Cisco Content Engines, for example, use dynamic service 99 to specify a reverse-proxy service. However, other content engine devices may use this service number for some other service.

An interface may be configured with more than one WCCP service. When more than one WCCP service is configured on an interface, the precedence of a service depends on the relative priority of the service compared to the priority of the other configured services. Each WCCP service has a priority value as part of its definition. When an interface is configured with more than one WCCP service, the precedence of the packets is matched against service groups in priority order.

Note	The priority of a WCCP service group cannot be configured through Cisco IOS XE software.

With the ip wccp check services all command, WCCP can be configured to check all configured services for a match and perform redirection for those services if appropriate.
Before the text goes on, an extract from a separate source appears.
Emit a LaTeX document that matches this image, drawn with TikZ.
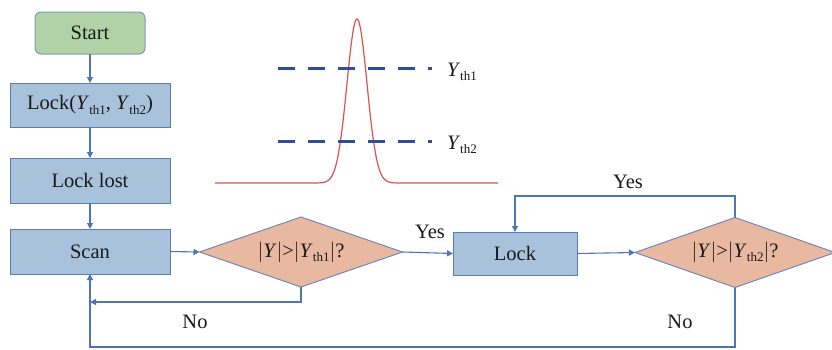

The caches to which packets are redirected can be controlled by a redirect ACL and by the service priority. The ip wccp check services all command must be configured at global level to support multiple WCCP services.

If no WCCP services are configured with a redirect ACL, the services are considered in priority order until a service is found that matches the IP packet. If no services match the packet, the packet is not redirected. If a service matches the packet and the service has a redirect ACL configured, then the IP packet will be checked against the ACL. If the packet is rejected by the ACL, the packet will not be passed down to lower priority services unless the ip wccp check services all command is configured. When the ip wccp check services all command is configured, WCCP will continue to attempt to match the packet against any remaining lower priority services configured on the interface.
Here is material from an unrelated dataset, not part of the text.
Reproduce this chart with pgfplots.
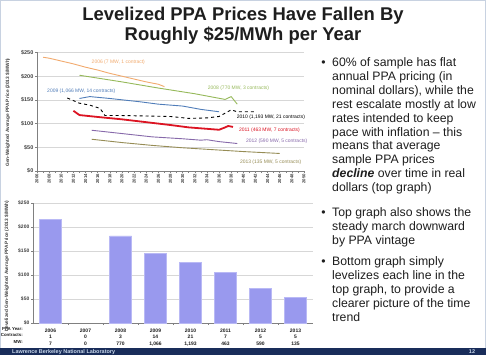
\documentclass[border=0pt]{standalone}
\usepackage{fontspec}
\setmainfont{Liberation Sans}
\usepackage{pgfplots}
\pgfplotsset{compat=1.18}
\definecolor{c06}{RGB}{242,170,110}
\definecolor{c08}{RGB}{150,185,90}
\definecolor{c09}{RGB}{80,125,185}
\definecolor{c11}{RGB}{220,20,35}
\definecolor{c12}{RGB}{135,105,170}
\definecolor{c13}{RGB}{150,140,85}
\definecolor{barc}{RGB}{153,153,238}
\definecolor{gridc}{RGB}{215,215,215}
\definecolor{footc}{RGB}{25,45,90}
\definecolor{txt}{RGB}{30,30,30}
\newcommand{\tl}[2]{\node[anchor=base west, inner sep=0pt, text=txt, font=\fontsize{12.3}{14}\selectfont] at (332,{355-#1}) {#2};}
\newcommand{\bl}[1]{\node[anchor=base, inner sep=0pt, text=txt, font=\fontsize{12.3}{14}\selectfont] at (323.5,{355-#1}) {\textbullet};}
\begin{document}
\begin{tikzpicture}[x=1bp,y=1bp]
\path[use as bounding box, fill=white] (0,0) rectangle (486,355);
\draw[color={rgb,255:red,200;green,210;blue,225}, line width=1.2bp] (0.6,0.6) rectangle (485.4,354.4);
% title
\node[anchor=base, inner sep=0pt, text=txt, font=\fontsize{18.5}{19}\selectfont\bfseries] at (243,335) {Levelized PPA Prices Have Fallen By};
\node[anchor=base, inner sep=0pt, text=txt, font=\fontsize{18.5}{19}\selectfont\bfseries] at (243,314.3) {Roughly \$25/MWh per Year};

% ---------- top chart ----------
\begin{axis}[at={(37bp,184bp)}, anchor=south west, scale only axis,
  width=267bp, height=118.5bp,
  xmin=2006, xmax=2050, ymin=0, ymax=250,
  xtick={2006,2008,...,2050}, minor x tick num=1,
  ytick={0,50,...,250}, yticklabels={\$0,\$50,\$100,\$150,\$200,\$250},
  ymajorgrids, grid style={gridc, line width=0.7bp},
  axis x line*=bottom, axis y line*=left,
  axis line style={gray, line width=0.6bp, -},
  tick style={gray, line width=0.5bp}, tick align=outside,
  major tick length=2bp, minor tick length=1.5bp,
  xticklabel style={rotate=90, anchor=east, font=\fontsize{4.3}{5}\selectfont\bfseries, text=darkgray, inner sep=1bp},
  yticklabel style={font=\fontsize{5.5}{6}\selectfont\bfseries, text=darkgray, inner sep=1.5bp},
  /pgf/number format/1000 sep={}, /pgf/number format/assume math mode=true,
  ylabel={Gen-Weighted Average PPA Price (2013 \$/MWh)},
  ylabel style={at={(axis description cs:-0.109,0.494)}, anchor=center, font=\fontsize{4.8}{5}\selectfont\bfseries, text=darkgray},
  clip=false]
\addplot[c06, line width=0.9bp] coordinates {(2007,240)(2008,238)(2010,232)(2012,226)(2014,219)(2016,213)(2018,206)(2020,200)(2022,194)(2024,188)(2026,183)(2027,178)};
\addplot[c08, line width=0.9bp] coordinates {(2013,202)(2020,188)(2026,175)(2032,163)(2037,151)(2038,157)(2039,141)};
\addplot[c09, line width=0.9bp] coordinates {(2013,153)(2014.7,157)(2018,153)(2023,146)(2026,141)(2030,137)(2033,130)(2036,125)};
\addplot[black, line width=0.9bp, dashed] coordinates {(2011,154)(2013,143)(2014.7,139)(2016.4,132)(2017.2,117)(2020,117)(2024,116)(2028,115)(2031,111)(2034,112)(2036,115)(2038,129)(2039,125)(2042,125)};
\addplot[c11, line width=1.8bp] coordinates {(2012,127)(2013,118)(2016,114)(2020,109)(2024,103)(2028,97)(2031,92)(2036,87)(2037,92)(2037.5,95)(2038.3,93)};
\addplot[c12, line width=0.9bp] coordinates {(2015,86)(2020,79)(2025,72)(2030,68)(2033,65)(2034,66)(2036,62)(2039,58)};
\addplot[c13, line width=0.9bp] coordinates {(2015,67)(2020,60)(2025,54)(2030,49)(2035,45)(2040,41)(2046,37)};
\node[font=\fontsize{5}{5}\selectfont, text=c06] at (axis cs:2019.4,230) {2006 (7 MW, 1 contract)};
\node[font=\fontsize{5}{5}\selectfont, text=c09] at (axis cs:2013.3,169) {2009 (1,066 MW, 14 contracts)};
\node[font=\fontsize{5}{5}\selectfont, text=c08] at (axis cs:2039.2,175) {2008 (770 MW, 3 contracts)};
\node[font=\fontsize{5}{5}\selectfont, text=black, anchor=west, inner sep=0pt] at (axis cs:2038.9,114) {2010 (1,193 MW, 21 contracts)};
\node[font=\fontsize{5}{5}\selectfont, text=c11] at (axis cs:2044.3,85) {2011 (463 MW, 7 contracts)};
\node[font=\fontsize{5}{5}\selectfont, text=c12] at (axis cs:2045.5,62) {2012 (590 MW, 5 contracts)};
\node[font=\fontsize{5}{5}\selectfont, text=c13] at (axis cs:2044.5,19) {2013 (135 MW, 5 contracts)};
\end{axis}

% ---------- bottom chart ----------
\begin{axis}[at={(33bp,32bp)}, anchor=south west, scale only axis,
  width=280bp, height=119.7bp,
  xmin=-0.5, xmax=7.5, ymin=0, ymax=250,
  xtick={0,...,7}, minor x tick num=1,
  xticklabels={{2006\\1\\7},{2007\\0\\0},{2008\\3\\770},{2009\\14\\1,066},{2010\\21\\1,193},{2011\\7\\463},{2012\\5\\590},{2013\\5\\135}},
  ytick={0,50,...,250}, yticklabels={\$0,\$50,\$100,\$150,\$200,\$250},
  ymajorgrids, grid style={gridc, line width=0.7bp},
  axis x line*=bottom, axis y line*=left,
  axis line style={gray, line width=0.6bp, -},
  tick style={gray, line width=0.5bp}, tick align=outside,
  major tick length=2bp, minor tick length=2bp,
  major x tick style={draw=none},
  xticklabel style={align=center, anchor=north, inner sep=0pt, yshift=-3.5bp, font=\fontsize{5}{6.5}\selectfont\bfseries, text=txt},
  yticklabel style={font=\fontsize{5}{6}\selectfont\bfseries, text=darkgray, inner sep=1.5bp},
  ylabel={Levelized Gen-Weighted Average PPA Price (2013 \$/MWh)},
  ylabel style={at={(axis description cs:-0.093,0.476)}, anchor=center, font=\fontsize{4.8}{5}\selectfont\bfseries, text=darkgray},
  ybar, bar width=22bp, clip=false]
\addplot[fill=barc, draw={rgb,255:red,185;green,185;blue,245}, line width=0.5bp] coordinates {(0,216)(2,182)(3,146)(4,127)(5,106)(6,73)(7,54)};
\end{axis}
\node[anchor=base east, inner sep=0pt, font=\fontsize{4.4}{6}\selectfont\bfseries, text=txt] at (23,24.9) {PPA Year:};
\node[anchor=base east, inner sep=0pt, font=\fontsize{4.4}{6}\selectfont\bfseries, text=txt] at (23,18.4) {Contracts:};
\node[anchor=base east, inner sep=0pt, font=\fontsize{4.4}{6}\selectfont\bfseries, text=txt] at (23,11.9) {MW:};

% ---------- right text ----------
\bl{66.5}
\tl{66.5}{60\% of sample has flat}
\tl{80.4}{annual PPA pricing (in}
\tl{94.3}{nominal dollars), while the}
\tl{108.2}{rest escalate mostly at low}
\tl{122.1}{rates intended to keep}
\tl{136.0}{pace with inflation – this}
\tl{149.9}{means that average}
\tl{163.8}{sample PPA prices}
\tl{177.7}{\textbf{\textit{decline}} over time in real}
\tl{191.6}{dollars (top graph)}
\bl{216.5}
\tl{216.5}{Top graph also shows the}
\tl{230.4}{steady march downward}
\tl{244.3}{by PPA vintage}
\bl{265.5}
\tl{265.5}{Bottom graph simply}
\tl{279.5}{levelizes each line in the}
\tl{293.5}{top graph, to provide a}
\tl{307.5}{clearer picture of the time}
\tl{321.5}{trend}

% footer
\fill[footc] (0,0) rectangle (486,7.5);
\node[anchor=base west, inner sep=0pt, text={rgb,255:red,200;green,215;blue,235}, font=\fontsize{5.5}{6}\selectfont\bfseries] at (12,1.8) {Lawrence Berkeley National Laboratory};
\node[anchor=base, inner sep=0pt, text={rgb,255:red,200;green,215;blue,235}, font=\fontsize{5.5}{6}\selectfont\bfseries] at (472,1.8) {12};
\end{tikzpicture}
\end{document}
WCCP VRF enhances the WCCPv2 protocol by adding support for virtual routing and forwarding (VRF). WCCP VRF allows service groups to be configured on a per-VRF basis in addition to being defined globally. Along with the service identifier, the VRF of the WCCP packets arriving at the device is used to associate the cache engine with a configured service group. The same WCCP VRF must have the interface on which redirection is applied, the interface that is connected to the cache engine, and the interface on which the packet would have left if it had not been redirected.

CPU usage may be very high when WCCP is enabled. The WCCP counters enable a determination of the bypass traffic directly on the switch and can indicate whether the cause is high CPU usage due to enablement of WCCP. In some situations, 10 percent bypass traffic may be normal; in other situations, 10 percent may be high. However, any figure above 25 percent should prompt a closer investigation of what is occurring in the web cache.

If the counters suggest that the level of bypass traffic is high, the next step is to examine the bypass counters in the content engine and determine why the content engine is choosing to bypass the traffic. You can log in to the content engine console and use the CLI to investigate further. The counters allow you to determine the percent of traffic being bypassed.

You can use the clear wccp command to remove all WCCP statistics (counts) maintained on the device for a particular service.

You can use the show wccp command to display all WCCP global statistics (counts).